Families reach out to me regularly about what to do with an artist’s work after they’ve passed. It’s a conversation most artists avoid having, which leaves loved ones guessing about what matters and what doesn’t.
Alissa Quart didn’t have that luxury. When her 90-year-old mother Barbara Quart received a terminal diagnosis in March 2025, they had to act quickly.
Barbara had spent 30 years painting almost daily, creating works influenced by Richard Diebenkorn, Alice Neel, and Claude Monet. She’d never been part of the gallery system or an MFA program. She just followed her vision.
Alissa’s solution for rehoming 400 paintings was practical and radical. She started giving paintings away and selling them at accessible prices to people in her building, her mother’s neighbors in the Berkshires, even the person who cleaned out the house.
The goal was simple: place the art with people who would cherish it, in places where Alissa could still see her mother’s work.
Then she wrote about it in the New York Times and everything changed. Within days, she received over 300 requests to buy paintings. Art professors and professional painters reached out to say Barbara’s work was genuinely good.
At 90, Barbara finally got validation for all of her hard work.
But our conversation goes beyond one family’s story. We dig into what artists actually need to thrive. Barbara could paint for three decades because she had rent-controlled housing, an affordable studio nearby, and a community of artists who shaped her thinking. Those circumstances are nearly impossible to replicate today.

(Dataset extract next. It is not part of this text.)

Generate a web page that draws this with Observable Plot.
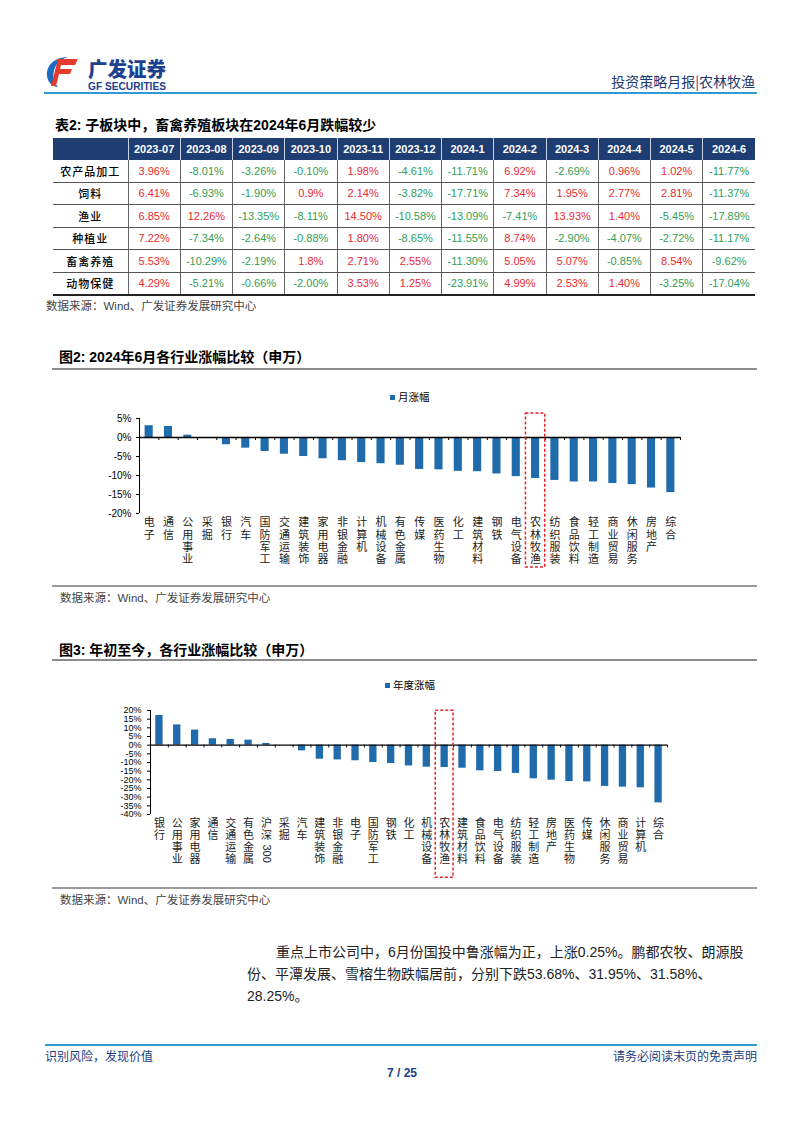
<!DOCTYPE html>
<html><head><meta charset="utf-8">
<script src="https://cdn.jsdelivr.net/npm/d3@7"></script>
<script src="https://cdn.jsdelivr.net/npm/@observablehq/plot@0.6"></script>
<style>
html,body{margin:0;padding:0;background:#fff;}
body{width:802px;height:1133px;position:relative;overflow:hidden;font-family:"Liberation Sans","Noto Sans CJK SC",sans-serif;color:#000;}
.abs{position:absolute;white-space:nowrap;}
.ttl{font-weight:bold;font-size:14px;line-height:18px;}
.src{font-size:11.5px;line-height:14px;color:#444;}
.hline{position:absolute;}
table{border-collapse:collapse;table-layout:fixed;}
th{background:#1e3d72;color:#fff;font-weight:bold;font-size:11px;height:22px;padding:0;border-left:1px solid #c9d2e0;text-align:center;}
th:first-child{border-left:none;}
td{font-size:11px;height:21.5px;padding:0;text-align:center;border-bottom:1px solid #555;border-left:1px solid #666;}
td:first-child{border-left:none;font-family:"Noto Sans CJK SC",sans-serif;font-weight:500;font-size:11px;letter-spacing:1px;}
tr:last-child td{border-bottom:2px solid #222;}
.leg{font-family:"Noto Sans CJK SC",sans-serif;font-size:10.5px;line-height:14px;}
.leg i{display:inline-block;width:5px;height:5px;background:#1f6bab;margin-right:3px;vertical-align:1px;}
</style></head><body>

<!-- header -->
<svg class="abs" style="left:44px;top:54px" width="130" height="40" viewBox="0 0 130 40">
  <path d="M24,3 C10,3 2,12 3,22 C4,29 9,33 14,33 C8,28 8,17 13,10 C16,6 20,4 24,3 Z" fill="#1b6cc0"/>
  <path d="M14,5 L34,5 L31,11 L17,11 L16,15 L28,15 L26,20 L15,20 L12,32 L7,32 Z" fill="#e63b2c"/>
  <text x="44" y="23" font-family="Noto Sans CJK SC" font-weight="900" font-size="20" fill="#1d3f8f" textLength="78" lengthAdjust="spacingAndGlyphs">广发证券</text>
  <text x="44" y="36" font-family="Liberation Sans" font-weight="bold" font-size="11" fill="#1d3f8f" textLength="78" lengthAdjust="spacingAndGlyphs">GF SECURITIES</text>
</svg>
<div class="abs" style="right:47px;top:72px;font-size:14px;line-height:18px;color:#1c3a6e;font-family:'Noto Sans CJK SC',sans-serif;">投资策略月报|农林牧渔</div>
<div class="hline" style="left:44px;top:92px;width:713px;height:2px;background:#2e9bd6"></div>

<!-- table -->
<div class="abs ttl" style="left:55px;top:116px;">表2:&nbsp;子板块中，畜禽养殖板块在2024年6月跌幅较少</div>
<div class="abs" id="tbl" style="left:53px;top:138px;"></div>
<div class="abs src" style="left:46px;top:299px;">数据来源：Wind、广发证券发展研究中心</div>

<!-- chart 2 -->
<div class="abs ttl" style="left:59px;top:348px;">图2:&nbsp;2024年6月各行业涨幅比较（申万）</div>
<div class="hline" style="left:52px;top:368px;width:705px;height:2px;background:#8c8c8c"></div>
<div class="abs leg" style="left:390px;top:390px;"><i></i>月涨幅</div>
<div class="abs" id="c2" style="left:0;top:380px;width:700px;"></div>
<div class="hline" style="left:52px;top:585px;width:705px;height:1.5px;background:#9a9a9a"></div>
<div class="abs src" style="left:60px;top:591px;">数据来源：Wind、广发证券发展研究中心</div>

<!-- chart 3 -->
<div class="abs ttl" style="left:59px;top:641px;">图3:&nbsp;年初至今，各行业涨幅比较（申万）</div>
<div class="hline" style="left:52px;top:659px;width:705px;height:2px;background:#8c8c8c"></div>
<div class="abs leg" style="left:385px;top:678px;"><i></i>年度涨幅</div>
<div class="abs" id="c3" style="left:0;top:670px;width:700px;"></div>
<div class="hline" style="left:52px;top:887px;width:705px;height:1.5px;background:#9a9a9a"></div>
<div class="abs src" style="left:60px;top:893px;">数据来源：Wind、广发证券发展研究中心</div>

<!-- paragraph -->
<div class="abs" style="left:247px;top:941px;font-size:14px;line-height:22px;color:#222;font-family:'Liberation Sans','Noto Sans CJK SC',sans-serif;">
<span style="padding-left:29px">重点上市公司中，6月份国投中鲁涨幅为正，上涨0.25%。鹏都农牧、朗源股</span><br>份、平潭发展、雪榕生物跌幅居前，分别下跌53.68%、31.95%、31.58%、<br>28.25%。
</div>

<!-- footer -->
<div class="hline" style="left:45px;top:1044px;width:712px;height:2px;background:#2e9bd6"></div>
<div class="abs" style="left:45px;top:1048px;font-size:12px;line-height:16px;color:#21407f;font-family:'Noto Sans CJK SC',sans-serif;">识别风险，发现价值</div>
<div class="abs" style="right:45px;top:1048px;font-size:12px;line-height:16px;color:#21407f;font-family:'Noto Sans CJK SC',sans-serif;">请务必阅读末页的免责声明</div>
<div class="abs" style="left:382px;width:40px;text-align:center;top:1066px;font-size:12px;line-height:14px;font-weight:bold;color:#21407f;">7 / 25</div>

<script>
// ---------- table data ----------
const months = ["2023-07","2023-08","2023-09","2023-10","2023-11","2023-12","2024-1","2024-2","2024-3","2024-4","2024-5","2024-6"];
const subsectors = ["农产品加工","饲料","渔业","种植业","畜禽养殖","动物保健"];
const agriProcessing = ["3.96%","-8.01%","-3.26%","-0.10%","1.98%","-4.61%","-11.71%","6.92%","-2.69%","0.96%","1.02%","-11.77%"];
const feed = ["6.41%","-6.93%","-1.90%","0.9%","2.14%","-3.82%","-17.71%","7.34%","1.95%","2.77%","2.81%","-11.37%"];
const fishery = ["6.85%","12.26%","-13.35%","-8.11%","14.50%","-10.58%","-13.09%","-7.41%","13.93%","1.40%","-5.45%","-17.89%"];
const planting = ["7.22%","-7.34%","-2.64%","-0.88%","1.80%","-8.65%","-11.55%","8.74%","-2.90%","-4.07%","-2.72%","-11.17%"];
const livestock = ["5.53%","-10.29%","-2.19%","1.8%","2.71%","2.55%","-11.30%","5.05%","5.07%","-0.85%","8.54%","-9.62%"];
const animalHealth = ["4.29%","-5.21%","-0.66%","-2.00%","3.53%","1.25%","-23.91%","4.99%","2.53%","1.40%","-3.25%","-17.04%"];

// ---------- chart 2 data (June 2024 monthly change, %) ----------
const ind2 = ["电子","通信","公用事业","采掘","银行","汽车","国防军工","交通运输","建筑装饰","家用电器","非银金融","计算机","机械设备","有色金属","传媒","医药生物","化工","建筑材料","钢铁","电气设备","农林牧渔","纺织服装","食品饮料","轻工制造","商业贸易","休闲服务","房地产","综合"];
const val2 = [3.1,2.9,0.6,0.0,-1.9,-2.8,-3.7,-4.4,-5.0,-5.6,-6.1,-6.6,-6.9,-7.3,-8.4,-8.5,-8.9,-9.0,-9.6,-10.3,-10.8,-11.3,-11.7,-11.7,-12.1,-12.4,-13.3,-14.5];
const ticks2 = [-20,-15,-10,-5,0,5];

// ---------- chart 3 data (YTD change, %) ----------
const ind3 = ["银行","公用事业","家用电器","通信","交通运输","有色金属","沪深300","采掘","汽车","建筑装饰","非银金融","电子","国防军工","钢铁","化工","机械设备","农林牧渔","建筑材料","食品饮料","电气设备","纺织服装","轻工制造","房地产","医药生物","传媒","休闲服务","商业贸易","计算机","综合"];
const val3 = [17.1,11.7,8.7,3.7,3.3,2.9,1.0,0.0,-3.3,-8.1,-8.5,-9.0,-10.0,-10.6,-12.0,-12.7,-12.9,-13.3,-14.8,-15.2,-16.3,-19.4,-20.2,-21.0,-21.2,-23.8,-24.2,-24.6,-33.3];
const ticks3 = [-40,-35,-30,-25,-20,-15,-10,-5,0,5,10,15,20];

const highlight = "农林牧渔";

// ---------- table ----------
const rowsT = [agriProcessing, feed, fishery, planting, livestock, animalHealth];
let html = '<table style="width:702px"><colgroup><col style="width:75px">' + months.map(()=>'<col style="width:52.25px">').join("") + '</colgroup>';
html += '<tr><th></th>' + months.map(m=>`<th>${m}</th>`).join("") + '</tr>';
rowsT.forEach((r,i)=>{
  html += `<tr><td>${subsectors[i]}</td>` + r.map(v=>`<td style="color:${v.startsWith("-")?"#2f9e58":"#ea2a31"}">${v}</td>`).join("") + '</tr>';
});
html += '</table>';
document.getElementById("tbl").innerHTML = html;

const font = '"Liberation Sans","Noto Sans CJK SC",sans-serif';
const cjk = '"Noto Sans CJK SC","Liberation Sans",sans-serif';
const barColor = "#1f6bab";
const boxColor = "#e8232a";

// vertical (stacked) category labels: one text mark per character row
function stackedLabels(cats, pad, lh, split){
  const maxLen = d3.max(cats, c => split(c).length);
  return d3.range(maxLen).map(k =>
    Plot.text(cats.filter(c => split(c).length > k), {
      x: d => d, text: d => split(d)[k], frameAnchor: "bottom", lineAnchor: "top",
      dy: pad + k*lh, fontSize: 11, fontFamily: cjk, fill: "#222"
    })
  );
}

// ---------- chart 2 ----------
{
  const W=700, ml=139, mr=20;
  const step = (W-ml-mr)/ind2.length;
  const data = ind2.map((n,i)=>({name:n, value:val2[i]}));
  const pi = 0.58;
  const bw = step*(1-pi);
  const p = Plot.plot({
    width:W, height:200, marginLeft:ml, marginRight:mr, marginTop:38, marginBottom:67,
    style:{fontFamily:font, fontSize:"10px", color:"#000", background:"transparent", overflow:"visible"},
    x:{domain:ind2, paddingInner:pi, paddingOuter:pi/2, round:false, label:null, axis:null},
    y:{domain:[-20,5], label:null},
    marks:[
      Plot.barY(data, {x:"name", y:"value", fill:barColor}),
      Plot.ruleY([0], {stroke:"#000", strokeWidth:1.3}),
      Plot.ruleX(ind2, {x:d=>d, y1:0, y2:-0.8, dx:-step/2, stroke:"#000"}),
      Plot.ruleX([ind2[ind2.length-1]], {x:d=>d, y1:0, y2:-0.8, dx:step/2, stroke:"#000"}),
      Plot.ruleX([ind2[0]], {x:d=>d, y1:-20, y2:5, dx:-step/2, stroke:"#000"}),
      Plot.axisY({ticks:ticks2, tickFormat:d=>d+"%", tickSize:3, tickPadding:5, fontSize:10, fontFamily:font}),
      ...stackedLabels(ind2, 5, 12.3, d => Array.from(d)),
      Plot.barY([highlight], {x:d=>d, y1:6.3, y2:-34.2, fill:"none", stroke:boxColor, strokeWidth:1.5, strokeDasharray:"3,2", insetLeft:-(step-bw)/2, insetRight:-(step-bw)/2})
    ]
  });
  document.getElementById("c2").appendChild(p);
}

// ---------- chart 3 ----------
{
  const W=700, ml=150, mr=33;
  const step = (W-ml-mr)/ind3.length;
  const data = ind3.map((n,i)=>({name:n, value:val3[i]}));
  const pi = 0.59;
  const bw = step*(1-pi);
  const split3 = d => d === "沪深300" ? ["沪","深"] : Array.from(d);
  const p = Plot.plot({
    width:W, height:210, marginLeft:ml, marginRight:mr, marginTop:40, marginBottom:66,
    style:{fontFamily:font, fontSize:"9px", color:"#000", background:"transparent", overflow:"visible"},
    x:{domain:ind3, paddingInner:pi, paddingOuter:pi/2, round:false, label:null, axis:null},
    y:{domain:[-40,20], label:null},
    marks:[
      Plot.barY(data, {x:"name", y:"value", fill:barColor}),
      Plot.ruleY([0], {stroke:"#000", strokeWidth:1.3}),
      Plot.ruleX(ind3, {x:d=>d, y1:0, y2:-1.6, dx:-step/2, stroke:"#000"}),
      Plot.ruleX([ind3[ind3.length-1]], {x:d=>d, y1:0, y2:-1.6, dx:step/2, stroke:"#000"}),
      Plot.ruleX([ind3[0]], {x:d=>d, y1:-40, y2:20, dx:-step/2, stroke:"#000"}),
      Plot.axisY({ticks:ticks3, tickFormat:d=>d+"%", tickSize:3, tickPadding:6, fontSize:9, fontFamily:font}),
      ...stackedLabels(ind3, 5, 12, split3),
      Plot.text(["沪深300"], {x:d=>d, frameAnchor:"bottom", text:()=>"300", rotate:90, textAnchor:"start", lineAnchor:"middle", dy:30, fontSize:11, fontFamily:font, fill:"#222"}),
      Plot.barY([highlight], {x:d=>d, y1:19.8, y2:-76.5, fill:"none", stroke:boxColor, strokeWidth:1.5, strokeDasharray:"3,2", insetLeft:-(step-bw)/2, insetRight:-(step-bw)/2})
    ]
  });
  document.getElementById("c3").appendChild(p);
}
</script>
</body></html>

This conversation will shift how you think about legacy, community, and what it takes to sustain a creative practice over time.
Listen
Update from Alissa
With the crucial help of librarian Kira Smith, I have created a catalogue of her paintings, so that people who are interested in acquiring one can now do so. I am excited about this moment.
We have decided to charge from $500 to $1,200 for different pieces. (If you are economically struggling and can explain your situation to me, we can talk about pricing further.) One of my goals is to find appreciative homes.
The list has clickable links so that you can view each painting—just click on the link for “Image.” Once you have decided on a painting, please email me and we’ll send you the billing and estimated shipping info (it’s an easy process).
Have one honest conversation about your art with someone who might inherit it or help place it after you are no longer able to do so.
Alissa Quart Quotes
“Artists need to be in community to make really good work and to influence each other. And then they also need to do it for a long time… You need the worker ants not just the queen bees.”
“Some of the stigma of selling in community, not going through the gallery system, has to change.”
I’m trying to honor my mom, but at some point, I am feeling like, is this, is this necessary? Do I need to do this? … when do you stop building somebody’s legacy?”
“It’s not really only about the artist or the author, it’s about the world in which they are communicating.”
“Painting is the promise that our consciousness can persist beyond the hand that picked up the brush.”
Mentioned
The Slip by Prudence Pfifer
The Death of the Artist by William Deresiewicz
Peter Hastings Falk, art historian
Alissa’s article in the New York Times: “My Mother, the Artist, Discovered at 90”
About Alissa Quart
Alissa Quart is the author of five acclaimed books of nonfiction including her most recent, Bootstrapped: Liberating Ourselves from the American Dream. She also wrote two books of poetry has written for many publications including The Washington Post, The New York Times, and TIME.
Alissa is the Executive Director of the non-profit Economic Hardship Reporting Project. Her honors include an Emmy, an SPJ award and a Nieman fellowship. She lives with her family in Brooklyn.